**Given request:** Leave out any pictures and transcribe all other data below exactly.

* Begin *

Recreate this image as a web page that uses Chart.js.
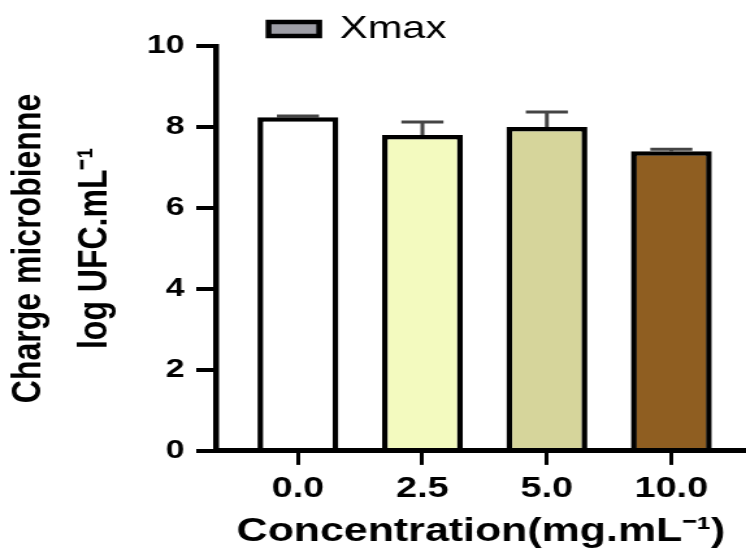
<!DOCTYPE html>
<html>
<head>
<meta charset="utf-8">
<script src="https://cdn.jsdelivr.net/npm/chart.js@4.4.0/dist/chart.umd.min.js"></script>
<style>
  html, body { margin: 0; padding: 0; background: #fff; overflow: hidden; }
  /* plot is drawn narrow and widened, like the exported figure */
  #chart { display: block; transform: scaleX(1.2997); transform-origin: 0 0; }
</style>
</head>
<body>
<canvas id="chart" width="574" height="554"></canvas>
<script>
const concentrations = ['0.0', '2.5', '5.0', '10.0'];
const xmax = [8.24, 7.80, 8.00, 7.40];
const xmaxSd = [0.03, 0.32, 0.37, 0.05];
const barColors = ['#ffffff', '#f3fabf', '#d6d59b', '#8f5e21'];

const FONT = '"Liberation Sans", Arial, sans-serif';
Chart.defaults.font.family = FONT;
Chart.defaults.color = '#000';

// SD whiskers, drawn under the bars so the bar outline covers the stem
const errorBars = {
  id: 'errorBars',
  beforeDatasetsDraw(chart) {
    const { ctx, scales: { y } } = chart;
    const meta = chart.getDatasetMeta(0);
    ctx.save();
    ctx.strokeStyle = '#444';
    ctx.lineWidth = 3;
    meta.data.forEach((bar, i) => {
      const top = y.getPixelForValue(xmax[i] + xmaxSd[i]);
      const half = bar.width * 0.26;
      ctx.beginPath();
      ctx.moveTo(bar.x, bar.y);
      ctx.lineTo(bar.x, top);
      ctx.moveTo(bar.x - half, top);
      ctx.lineTo(bar.x + half, top);
      ctx.stroke();
    });
    ctx.restore();
  }
};

// nudge the legend a little left of centre
const legendOffset = {
  id: 'legendOffset',
  afterLayout(chart) {
    if (!chart.legend) return;
    chart.legend.left -= 12;
    chart.legend.right -= 12;
  }
};

const ctx = document.getElementById('chart').getContext('2d');

new Chart(ctx, {
  type: 'bar',
  data: {
    datasets: [{
      label: 'Xmax',
      data: xmax.map((v, i) => ({ x: i, y: v })),
      backgroundColor: barColors,
      borderColor: '#000',
      borderWidth: 4.5,
      borderSkipped: 'bottom',
      barPercentage: 0.65,
      categoryPercentage: 1
    }]
  },
  options: {
    responsive: false,
    animation: false,
    devicePixelRatio: 1,
    layout: { padding: 0 },
    plugins: {
      tooltip: { enabled: false },
      legend: {
        position: 'top',
        maxHeight: 46,
        labels: {
          font: { family: FONT, size: 32 },
          color: '#000',
          boxWidth: 39,
          boxHeight: 14,
          padding: 13,
          generateLabels: () => [{
            text: 'Xmax',
            fillStyle: '#9e9ea6',
            strokeStyle: '#000',
            lineWidth: 4.5,
            hidden: false,
            datasetIndex: 0
          }]
        }
      }
    },
    scales: {
      x: {
        type: 'linear',
        min: -0.66,
        max: 3.6,
        offset: false,
        afterBuildTicks: (scale) => {
          scale.ticks = concentrations.map((c, i) => ({ value: i }));
        },
        ticks: {
          callback: (v) => concentrations[v],
          font: { family: FONT, size: 29, weight: 'bold' },
          color: '#000',
          padding: 7,
          maxRotation: 0
        },
        grid: {
          offset: false,
          drawOnChartArea: false,
          drawTicks: true,
          tickLength: 14,
          lineWidth: 3,
          color: '#000'
        },
        border: { display: true, width: 5, color: '#000', z: 1 },
        title: {
          display: true,
          text: 'Concentration(mg.mL⁻¹)',
          font: { family: FONT, size: 33, weight: 'bold', lineHeight: 1.1 },
          color: '#000',
          padding: { top: 0, bottom: 4 }
        }
      },
      y: {
        min: 0,
        max: 10,
        ticks: {
          stepSize: 2,
          font: { family: FONT, size: 26, weight: 'bold' },
          color: '#000',
          padding: 9
        },
        grid: {
          drawOnChartArea: false,
          drawTicks: true,
          tickLength: 15,
          lineWidth: 4,
          color: '#000'
        },
        border: { display: true, width: 4.5, color: '#000', z: 1 },
        title: {
          display: true,
          text: ['Charge microbienne', 'log UFC.mL⁻¹'],
          font: { family: FONT, size: 32, weight: 'bold', lineHeight: 1.6 },
          color: '#000',
          padding: { top: -3.5, bottom: 5.2 }
        }
      }
    }
  },
  plugins: [errorBars, legendOffset]
});
</script>
</body>
</html>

* End *

**Result of this exercise:**
Recreate this image as a web page that uses Chart.js.
<!DOCTYPE html>
<html>
<head>
<meta charset="utf-8">
<script src="https://cdn.jsdelivr.net/npm/chart.js@4.4.0/dist/chart.umd.min.js"></script>
<style>
  html, body { margin: 0; padding: 0; background: #fff; overflow: hidden; }
  /* plot is drawn narrow and widened, like the exported figure */
  #chart { display: block; transform: scaleX(1.2997); transform-origin: 0 0; }
</style>
</head>
<body>
<canvas id="chart" width="574" height="554"></canvas>
<script>
const concentrations = ['0.0', '2.5', '5.0', '10.0'];
const xmax = [8.24, 7.80, 8.00, 7.40];
const xmaxSd = [0.03, 0.32, 0.37, 0.05];
const barColors = ['#ffffff', '#f3fabf', '#d6d59b', '#8f5e21'];

const FONT = '"Liberation Sans", Arial, sans-serif';
Chart.defaults.font.family = FONT;
Chart.defaults.color = '#000';

// SD whiskers, drawn under the bars so the bar outline covers the stem
const errorBars = {
  id: 'errorBars',
  beforeDatasetsDraw(chart) {
    const { ctx, scales: { y } } = chart;
    const meta = chart.getDatasetMeta(0);
    ctx.save();
    ctx.strokeStyle = '#444';
    ctx.lineWidth = 3;
    meta.data.forEach((bar, i) => {
      const top = y.getPixelForValue(xmax[i] + xmaxSd[i]);
      const half = bar.width * 0.26;
      ctx.beginPath();
      ctx.moveTo(bar.x, bar.y);
      ctx.lineTo(bar.x, top);
      ctx.moveTo(bar.x - half, top);
      ctx.lineTo(bar.x + half, top);
      ctx.stroke();
    });
    ctx.restore();
  }
};

// nudge the legend a little left of centre
const legendOffset = {
  id: 'legendOffset',
  afterLayout(chart) {
    if (!chart.legend) return;
    chart.legend.left -= 12;
    chart.legend.right -= 12;
  }
};

const ctx = document.getElementById('chart').getContext('2d');

new Chart(ctx, {
  type: 'bar',
  data: {
    datasets: [{
      label: 'Xmax',
      data: xmax.map((v, i) => ({ x: i, y: v })),
      backgroundColor: barColors,
      borderColor: '#000',
      borderWidth: 4.5,
      borderSkipped: 'bottom',
      barPercentage: 0.65,
      categoryPercentage: 1
    }]
  },
  options: {
    responsive: false,
    animation: false,
    devicePixelRatio: 1,
    layout: { padding: 0 },
    plugins: {
      tooltip: { enabled: false },
      legend: {
        position: 'top',
        maxHeight: 46,
        labels: {
          font: { family: FONT, size: 32 },
          color: '#000',
          boxWidth: 39,
          boxHeight: 14,
          padding: 13,
          generateLabels: () => [{
            text: 'Xmax',
            fillStyle: '#9e9ea6',
            strokeStyle: '#000',
            lineWidth: 4.5,
            hidden: false,
            datasetIndex: 0
          }]
        }
      }
    },
    scales: {
      x: {
        type: 'linear',
        min: -0.66,
        max: 3.6,
        offset: false,
        afterBuildTicks: (scale) => {
          scale.ticks = concentrations.map((c, i) => ({ value: i }));
        },
        ticks: {
          callback: (v) => concentrations[v],
          font: { family: FONT, size: 29, weight: 'bold' },
          color: '#000',
          padding: 7,
          maxRotation: 0
        },
        grid: {
          offset: false,
          drawOnChartArea: false,
          drawTicks: true,
          tickLength: 14,
          lineWidth: 3,
          color: '#000'
        },
        border: { display: true, width: 5, color: '#000', z: 1 },
        title: {
          display: true,
          text: 'Concentration(mg.mL⁻¹)',
          font: { family: FONT, size: 33, weight: 'bold', lineHeight: 1.1 },
          color: '#000',
          padding: { top: 0, bottom: 4 }
        }
      },
      y: {
        min: 0,
        max: 10,
        ticks: {
          stepSize: 2,
          font: { family: FONT, size: 26, weight: 'bold' },
          color: '#000',
          padding: 9
        },
        grid: {
          drawOnChartArea: false,
          drawTicks: true,
          tickLength: 15,
          lineWidth: 4,
          color: '#000'
        },
        border: { display: true, width: 4.5, color: '#000', z: 1 },
        title: {
          display: true,
          text: ['Charge microbienne', 'log UFC.mL⁻¹'],
          font: { family: FONT, size: 32, weight: 'bold', lineHeight: 1.6 },
          color: '#000',
          padding: { top: -3.5, bottom: 5.2 }
        }
      }
    }
  },
  plugins: [errorBars, legendOffset]
});
</script>
</body>
</html>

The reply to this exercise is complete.